## [Short problem]
The line containing "0.026, 0.021, 0.0175];" marks the end: extract everything from the first line of the data through that line, exactly, with no pictures.

## [Exercise material]

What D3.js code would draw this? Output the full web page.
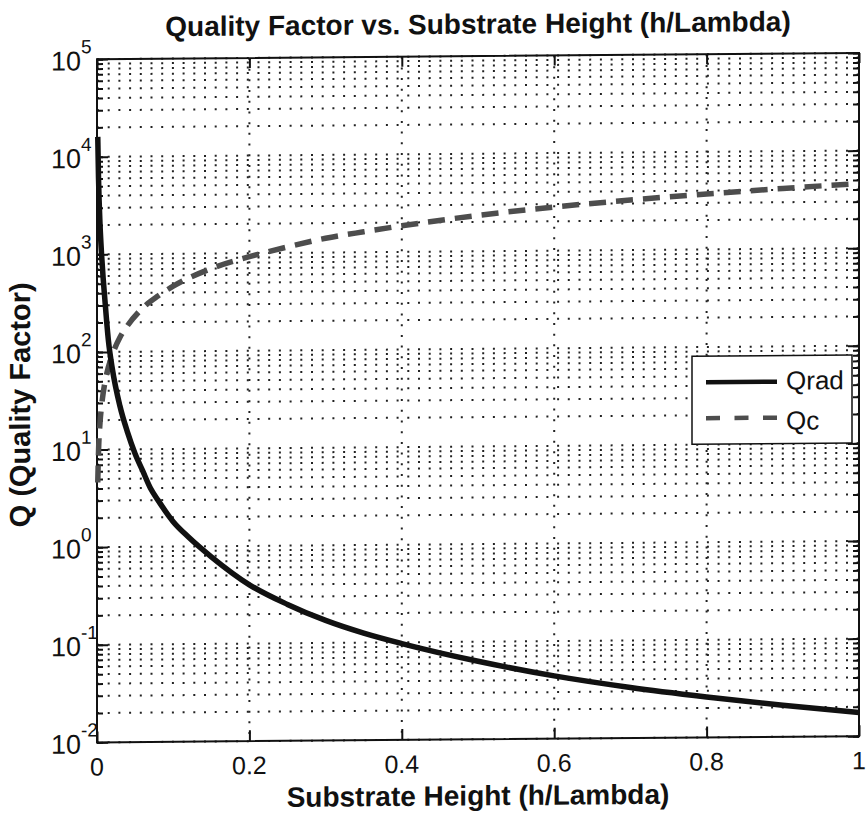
<!DOCTYPE html>
<html>
<head>
<meta charset="utf-8">
<script src="https://cdn.jsdelivr.net/npm/d3@7"></script>
<style>
    body { margin: 0; background: #fff; }
    text { font-family: "Liberation Sans", Arial, sans-serif; fill: #111; }
</style>
</head>
<body>
<script>
    // values
    var qradH = [0.001, 0.002, 0.004, 0.006, 0.008, 0.01, 0.015, 0.02, 0.03, 0.04, 0.05, 0.06, 0.07, 0.08, 0.1, 0.12, 0.15, 0.2, 0.25, 0.3, 0.35, 0.4, 0.5, 0.6, 0.7, 0.8, 0.9, 1.0];
    var qradValues = [16000, 6000, 2000, 1000, 580, 370, 130, 68, 28, 15, 9, 6, 4, 3, 1.8, 1.25, 0.78, 0.4, 0.25, 0.17, 0.125, 0.097, 0.063, 0.044, 0.033, 0.026, 0.021, 0.0175];

    var qcH = [0.001, 0.002, 0.004, 0.006, 0.01, 0.015, 0.02, 0.03, 0.04, 0.06, 0.08, 0.1, 0.15, 0.2, 0.25, 0.3, 0.35, 0.4, 0.5, 0.6, 0.7, 0.8, 0.9, 1.0];
    var qcValues = [4.6, 9.5, 19, 28, 47, 70, 93, 140, 185, 280, 370, 465, 700, 920, 1150, 1400, 1620, 1850, 2330, 2800, 3250, 3700, 4150, 4600];

    var xTicks = [0, 0.2, 0.4, 0.6, 0.8, 1];
    var xTickLabels = ["0", "0.2", "0.4", "0.6", "0.8", "1"];
    var yExponents = [-2, -1, 0, 1, 2, 3, 4, 5];
    var seriesNames = ["Qrad", "Qc"];

    var margin = {top: 60, right: 7, bottom: 75.8, left: 97};
    var width = 866 - margin.left - margin.right;
    var height = 819 - margin.top - margin.bottom;

    var x = d3.scaleLinear().domain([0, 1]).range([0, width]);
    var y = d3.scaleLog().domain([1e-2, 1e5]).range([height, 0]);

    // minor + major tick values on the log axis
    var yMinor = [];
    yExponents.forEach(function(e) {
        for (var m = 1; m <= 9; m++) {
            if (e === 5 && m > 1) break;
            yMinor.push(m * Math.pow(10, e));
        }
    });
    var yMajor = yExponents.map(function(e) { return Math.pow(10, e); });

    var svg = d3.select("body")
        .append("svg")
        .attr("width", 866)
        .attr("height", 819);

    // the scan is slightly skewed
    var root = svg.append("g").attr("transform", "skewY(-0.47)");

    var g = root.append("g")
        .attr("transform", "translate(" + margin.left + "," + margin.top + ")");

    // dotted grid
    g.append("g").selectAll("line")
        .data(yMinor)
        .enter().append("line")
        .attr("x1", 0).attr("x2", width)
        .attr("y1", function(d) { return y(d); })
        .attr("y2", function(d) { return y(d); })
        .attr("stroke", "#222")
        .attr("stroke-width", 2)
        .attr("stroke-dasharray", "2,8.7");

    g.append("g").selectAll("line")
        .data(xTicks.slice(1, -1))
        .enter().append("line")
        .attr("x1", function(d) { return x(d); })
        .attr("x2", function(d) { return x(d); })
        .attr("y1", 0).attr("y2", height)
        .attr("stroke", "#222")
        .attr("stroke-width", 2)
        .attr("stroke-dasharray", "2,8.7");

    // ticks (pointing inward) on all four sides
    function noLabel() { return ""; }
    g.append("g").call(d3.axisLeft(y).tickValues(yMinor).tickSize(-6).tickFormat(noLabel));
    g.append("g").call(d3.axisLeft(y).tickValues(yMajor).tickSize(-11).tickFormat(noLabel));
    g.append("g").attr("transform", "translate(" + width + ",0)")
        .call(d3.axisRight(y).tickValues(yMinor).tickSize(-6).tickFormat(noLabel));
    g.append("g").attr("transform", "translate(" + width + ",0)")
        .call(d3.axisRight(y).tickValues(yMajor).tickSize(-11).tickFormat(noLabel));
    g.append("g").attr("transform", "translate(0," + height + ")")
        .call(d3.axisBottom(x).tickValues(xTicks).tickSize(-11).tickFormat(noLabel));
    g.append("g")
        .call(d3.axisTop(x).tickValues(xTicks).tickSize(-10).tickFormat(noLabel));
    g.selectAll(".domain").remove();
    g.selectAll(".tick line").attr("stroke", "#111").attr("stroke-width", 2);

    // frame
    g.append("rect")
        .attr("width", width).attr("height", height)
        .attr("fill", "none")
        .attr("stroke", "#111")
        .attr("stroke-width", 2);

    // curves
    var qradData = qradH.map(function(h, i) { return {h: h, q: qradValues[i]}; });
    var qcData = qcH.map(function(h, i) { return {h: h, q: qcValues[i]}; });

    var line = d3.line()
        .curve(d3.curveMonotoneX)
        .x(function(d) { return x(d.h); })
        .y(function(d) { return y(d.q); });

    g.append("path")
        .datum(qcData)
        .attr("fill", "none")
        .attr("stroke", "#4d4d4d")
        .attr("stroke-width", 5.5)
        .attr("stroke-dasharray", "17,10")
        .attr("d", line);

    g.append("path")
        .datum(qradData)
        .attr("fill", "none")
        .attr("stroke", "#111")
        .attr("stroke-width", 5.5)
        .attr("stroke-linejoin", "round")
        .attr("d", line);

    // y tick labels 10^k
    var yl = g.append("g").selectAll("text")
        .data(yExponents)
        .enter().append("text")
        .attr("x", -46)
        .attr("y", function(d) { return y(Math.pow(10, d)) + 11; })
        .style("font-size", "27px");
    yl.append("tspan").text("10");
    yl.append("tspan")
        .attr("dy", -17)
        .style("font-size", "19px")
        .text(function(d) { return String(d); });

    // x tick labels
    g.append("g").selectAll("text")
        .data(xTicks)
        .enter().append("text")
        .attr("x", function(d) { return x(d); })
        .attr("y", height + 33)
        .attr("text-anchor", "middle")
        .style("font-size", "25px")
        .text(function(d, i) { return xTickLabels[i]; });

    // titles
    g.append("text")
        .attr("x", width / 2)
        .attr("y", -22.5)
        .attr("text-anchor", "middle")
        .style("font-size", "28px")
        .style("font-weight", "bold")
        .text("Quality Factor vs. Substrate Height (h/Lambda)");

    g.append("text")
        .attr("x", width / 2)
        .attr("y", height + 66)
        .attr("text-anchor", "middle")
        .style("font-size", "28px")
        .style("font-weight", "bold")
        .text("Substrate Height (h/Lambda)");

    g.append("text")
        .attr("transform", "translate(" + (-67) + "," + (345) + ") rotate(-90)")
        .attr("text-anchor", "middle")
        .style("font-size", "29px")
        .style("font-weight", "bold")
        .text("Q (Quality Factor)");

    // legend
    var legend = g.append("g")
        .attr("transform", "translate(" + (width - 167) + "," + 302 + ")");
    legend.append("rect")
        .attr("width", 160).attr("height", 88)
        .attr("fill", "#fff")
        .attr("stroke", "#111")
        .attr("stroke-width", 1.5);
    legend.append("line")
        .attr("x1", 14).attr("x2", 85)
        .attr("y1", 26).attr("y2", 26)
        .attr("stroke", "#111").attr("stroke-width", 4.5);
    legend.append("line")
        .attr("x1", 14).attr("x2", 85)
        .attr("y1", 62).attr("y2", 62)
        .attr("stroke", "#4d4d4d").attr("stroke-width", 4.5)
        .attr("stroke-dasharray", "14,14.5");
    legend.selectAll(".lbl")
        .data(seriesNames)
        .enter().append("text")
        .attr("class", "lbl")
        .attr("x", 94)
        .attr("y", function(d, i) { return 34 + i * 40; })
        .style("font-size", "26px")
        .text(function(d) { return d; });
</script>
</body>
</html>
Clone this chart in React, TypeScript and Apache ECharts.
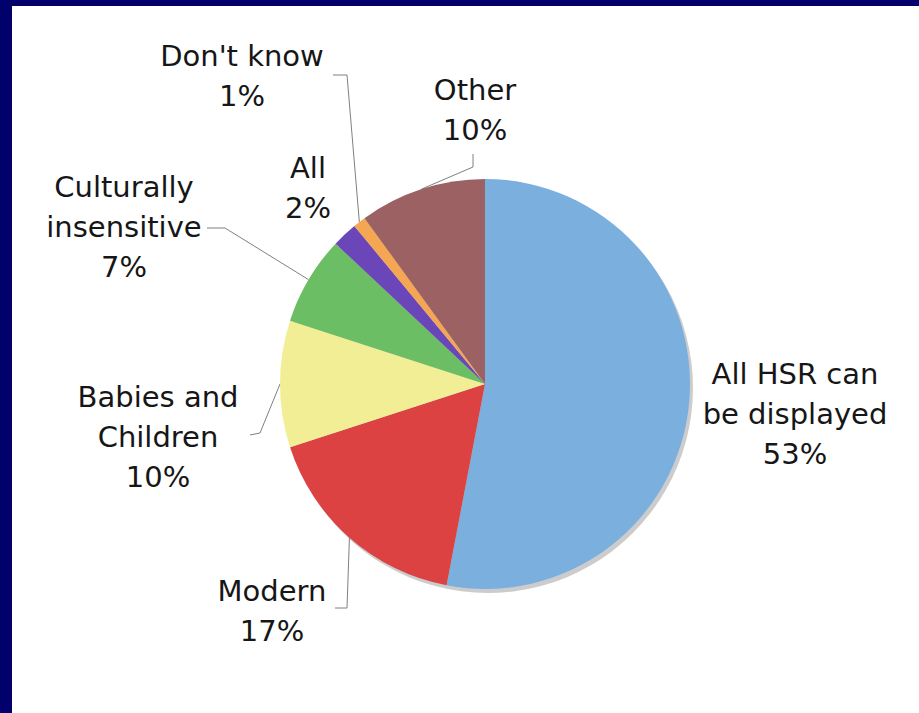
import React, { useEffect, useRef } from "react";
import * as echarts from "echarts";

// ---- data ----
const categories = [
  "All HSR can\nbe displayed",
  "Modern",
  "Babies and\nChildren",
  "Culturally\ninsensitive",
  "All",
  "Don't know",
  "Other",
];
const percentages = [53, 17, 10, 7, 2, 1, 10];
const sliceColors = ["#7BAFDE", "#DD4242", "#F2EE96", "#6BBE63", "#6A46B8", "#F5A653", "#9C6263"];

// ---- layout (label block centres and leader-line offsets from them) ----
type Placement = { x: number; y: number; line: null | { bend: number[]; end: number[] } };
const labelPlacement: Placement[] = [
  { x: 795, y: 414, line: null },
  { x: 272, y: 611, line: { bend: [75, -3], end: [63, -3] } },
  { x: 158, y: 437, line: { bend: [102, -4], end: [92, -2] } },
  { x: 124, y: 227, line: { bend: [101, 1], end: [83, 1] } },
  { x: 308, y: 188, line: null },
  { x: 242, y: 76, line: { bend: [105, -1], end: [91, -1] } },
  { x: 475, y: 110, line: { bend: [-2, 57], end: [-2, 44] } },
];

const PIE_CENTER = [485, 384];
const PIE_RADIUS = 205;
const FRAME = "#02006A";

export default function App() {
  const ref = useRef<HTMLDivElement>(null);

  useEffect(() => {
    if (!ref.current) return;
    const chart = echarts.init(ref.current, undefined, { renderer: "svg" });
    const total = percentages.reduce((a, b) => a + b, 0);

    chart.setOption({
      animation: false,
      backgroundColor: "#ffffff",
      graphic: [
        { type: "rect", shape: { x: 0, y: 0, width: 919, height: 6 }, style: { fill: FRAME }, silent: true },
        { type: "rect", shape: { x: 0, y: 0, width: 12, height: 713 }, style: { fill: FRAME }, silent: true },
      ],
      series: [
        {
          type: "pie",
          silent: true,
          z: 1,
          center: [PIE_CENTER[0] + 3, PIE_CENTER[1] + 4],
          radius: PIE_RADIUS,
          label: { show: false },
          labelLine: { show: false },
          itemStyle: { color: "#cccccc" },
          data: [{ value: total, name: "shadow" }],
        },
        {
          type: "pie",
          z: 2,
          center: PIE_CENTER,
          radius: PIE_RADIUS,
          startAngle: 90,
          clockwise: true,
          avoidLabelOverlap: false,
          itemStyle: { borderWidth: 0 },
          emphasis: { disabled: true },
          label: {
            show: true,
            position: "outside",
            formatter: "{b}\n{c}%",
            fontFamily: "DejaVu Sans",
            fontSize: 29,
            lineHeight: 40,
            color: "#161616",
            align: "center",
          },
          labelLine: {
            show: true,
            smooth: false,
            lineStyle: { color: "#808080", width: 1 },
          },
          labelLayout: (params: any) => {
            const p = labelPlacement[params.dataIndex];
            const out: any = { x: p.x, y: p.y, align: "center", verticalAlign: "middle" };
            if (p.line && params.labelLinePoints) {
              const start = params.labelLinePoints[0];
              out.labelLinePoints = [
                [start[0], start[1]],
                [p.x + p.line.bend[0], p.y + p.line.bend[1]],
                [p.x + p.line.end[0], p.y + p.line.end[1]],
              ];
            }
            return out;
          },
          data: categories.map((name, i) => ({
            name,
            value: percentages[i],
            itemStyle: { color: sliceColors[i] },
            labelLine: { show: labelPlacement[i].line !== null },
          })),
        },
      ],
    });

    return () => chart.dispose();
  }, []);

  return (
    <div
      ref={ref}
      style={{ position: "fixed", left: 0, top: 0, width: 919, height: 713, background: "#fff" }}
    />
  );
}
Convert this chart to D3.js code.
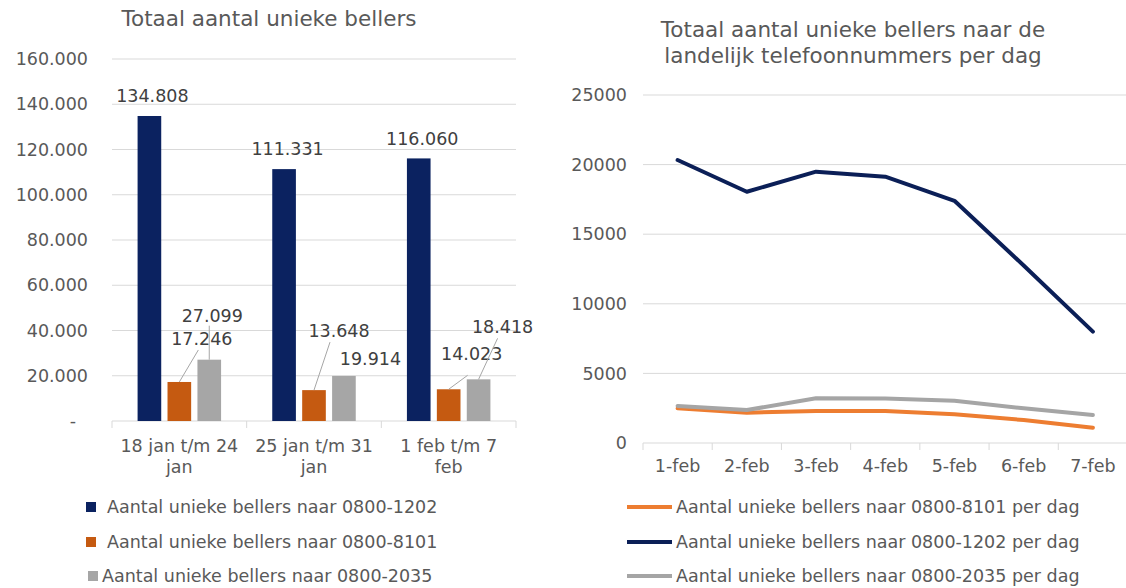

## [Final answer]
What D3.js code would draw this? Output the full web page.
<!DOCTYPE html>
<html>
<head>
<meta charset="utf-8">
<script src="https://cdn.jsdelivr.net/npm/d3@7"></script>
<style>
    body { margin: 0; background: #fff; }
    text { font-family: "Liberation Sans", Arial, sans-serif; fill: #111; }
</style>
</head>
<body>
<script>
    // values
    var qradH = [0.001, 0.002, 0.004, 0.006, 0.008, 0.01, 0.015, 0.02, 0.03, 0.04, 0.05, 0.06, 0.07, 0.08, 0.1, 0.12, 0.15, 0.2, 0.25, 0.3, 0.35, 0.4, 0.5, 0.6, 0.7, 0.8, 0.9, 1.0];
    var qradValues = [16000, 6000, 2000, 1000, 580, 370, 130, 68, 28, 15, 9, 6, 4, 3, 1.8, 1.25, 0.78, 0.4, 0.25, 0.17, 0.125, 0.097, 0.063, 0.044, 0.033, 0.026, 0.021, 0.0175];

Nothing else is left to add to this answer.